**Written request**.
Can you output the material exactly as written, minus any pictures it holds?

╭──

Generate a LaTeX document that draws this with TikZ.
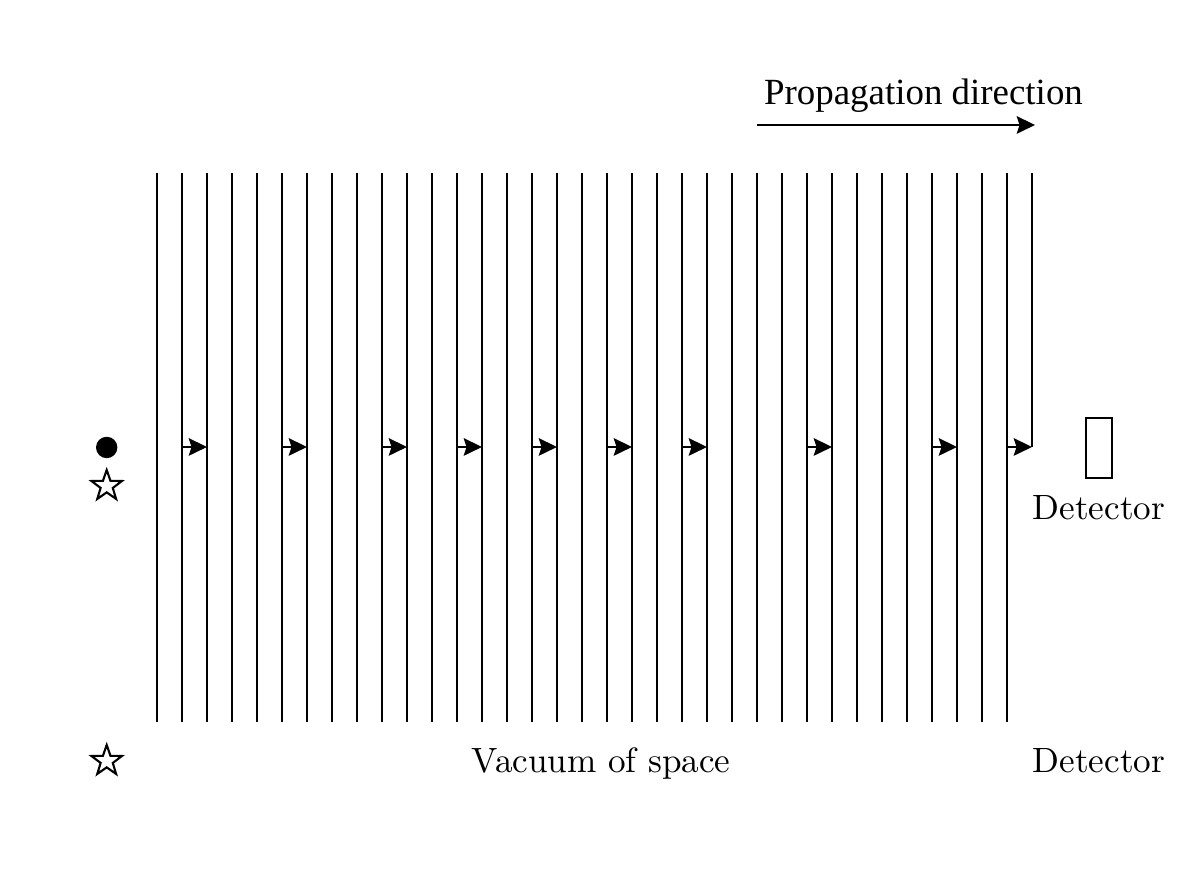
\documentclass[tikz,border=0pt]{standalone}
\usepackage{fontspec}
\newfontfamily\timesfont{Liberation Serif}
\usetikzlibrary{arrows.meta,shapes.geometric}
\begin{document}
\begin{tikzpicture}[
  wave/.style={line width=0.5pt},
  flow/.style={line width=0.5pt,-{Stealth[length=5.2pt,width=5pt,inset=0.8pt]}},
  hollowstar/.style={star,star points=5,star point ratio=2.5,draw,line width=0.6pt,inner sep=0pt,minimum size=0.32cm},
  label/.style={inner sep=0pt,anchor=base}
]
\useasboundingbox (0,0) rectangle (12,8.96);
% wavefronts
\foreach \i in {0,...,34}{
  \coordinate (t\i) at ({1.57+0.25*\i},7.23);
  \coordinate (b\i) at ({1.57+0.25*\i},1.74);
  \coordinate (m\i) at ({1.57+0.25*\i},4.49);
  \draw[wave] (t\i) -- (b\i);
}
\coordinate (t35) at (10.32,7.23);
\coordinate (m35) at (10.32,4.49);
\draw[wave] (t35) -- (m35);
% small arrows
\foreach \j/\k in {1/2,5/6,9/10,12/13,15/16,18/19,21/22,26/27,31/32,34/35}{
  \draw[flow] (m\j) -- (m\k);
}
% propagation arrow
\coordinate (ps) at (7.57,7.71);
\coordinate (pe) at (10.35,7.71);
\draw[flow] (ps) -- (pe);
\node[label] (prop) at (9.235,7.91) {\timesfont\fontsize{10.5}{12}\selectfont Propagation direction};
% source
\fill (1.067,4.485) circle (0.107) node (dot) {};
\node[hollowstar] (star1) at (1.067,4.10) {};
\node[hollowstar] (star2) at (1.067,1.35) {};
% detector
\draw[line width=0.6pt] (10.857,4.183) rectangle (11.12,4.777);
\coordinate (det) at (10.99,4.48);
\node[label] (detl1) at (10.99,3.76) {Detector};
\node[label] (vac) at (6.01,1.23) {Vacuum of space};
\node[label] (detl2) at (10.99,1.23) {Detector};
\end{tikzpicture}
\end{document}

╰──

**Expected answer**.
Generate a LaTeX document that draws this with TikZ.
\documentclass[tikz,border=0pt]{standalone}
\usepackage{fontspec}
\newfontfamily\timesfont{Liberation Serif}
\usetikzlibrary{arrows.meta,shapes.geometric}
\begin{document}
\begin{tikzpicture}[
  wave/.style={line width=0.5pt},
  flow/.style={line width=0.5pt,-{Stealth[length=5.2pt,width=5pt,inset=0.8pt]}},
  hollowstar/.style={star,star points=5,star point ratio=2.5,draw,line width=0.6pt,inner sep=0pt,minimum size=0.32cm},
  label/.style={inner sep=0pt,anchor=base}
]
\useasboundingbox (0,0) rectangle (12,8.96);
% wavefronts
\foreach \i in {0,...,34}{
  \coordinate (t\i) at ({1.57+0.25*\i},7.23);
  \coordinate (b\i) at ({1.57+0.25*\i},1.74);
  \coordinate (m\i) at ({1.57+0.25*\i},4.49);
  \draw[wave] (t\i) -- (b\i);
}
\coordinate (t35) at (10.32,7.23);
\coordinate (m35) at (10.32,4.49);
\draw[wave] (t35) -- (m35);
% small arrows
\foreach \j/\k in {1/2,5/6,9/10,12/13,15/16,18/19,21/22,26/27,31/32,34/35}{
  \draw[flow] (m\j) -- (m\k);
}
% propagation arrow
\coordinate (ps) at (7.57,7.71);
\coordinate (pe) at (10.35,7.71);
\draw[flow] (ps) -- (pe);
\node[label] (prop) at (9.235,7.91) {\timesfont\fontsize{10.5}{12}\selectfont Propagation direction};
% source
\fill (1.067,4.485) circle (0.107) node (dot) {};
\node[hollowstar] (star1) at (1.067,4.10) {};
\node[hollowstar] (star2) at (1.067,1.35) {};
% detector
\draw[line width=0.6pt] (10.857,4.183) rectangle (11.12,4.777);
\coordinate (det) at (10.99,4.48);
\node[label] (detl1) at (10.99,3.76) {Detector};
\node[label] (vac) at (6.01,1.23) {Vacuum of space};
\node[label] (detl2) at (10.99,1.23) {Detector};
\end{tikzpicture}
\end{document}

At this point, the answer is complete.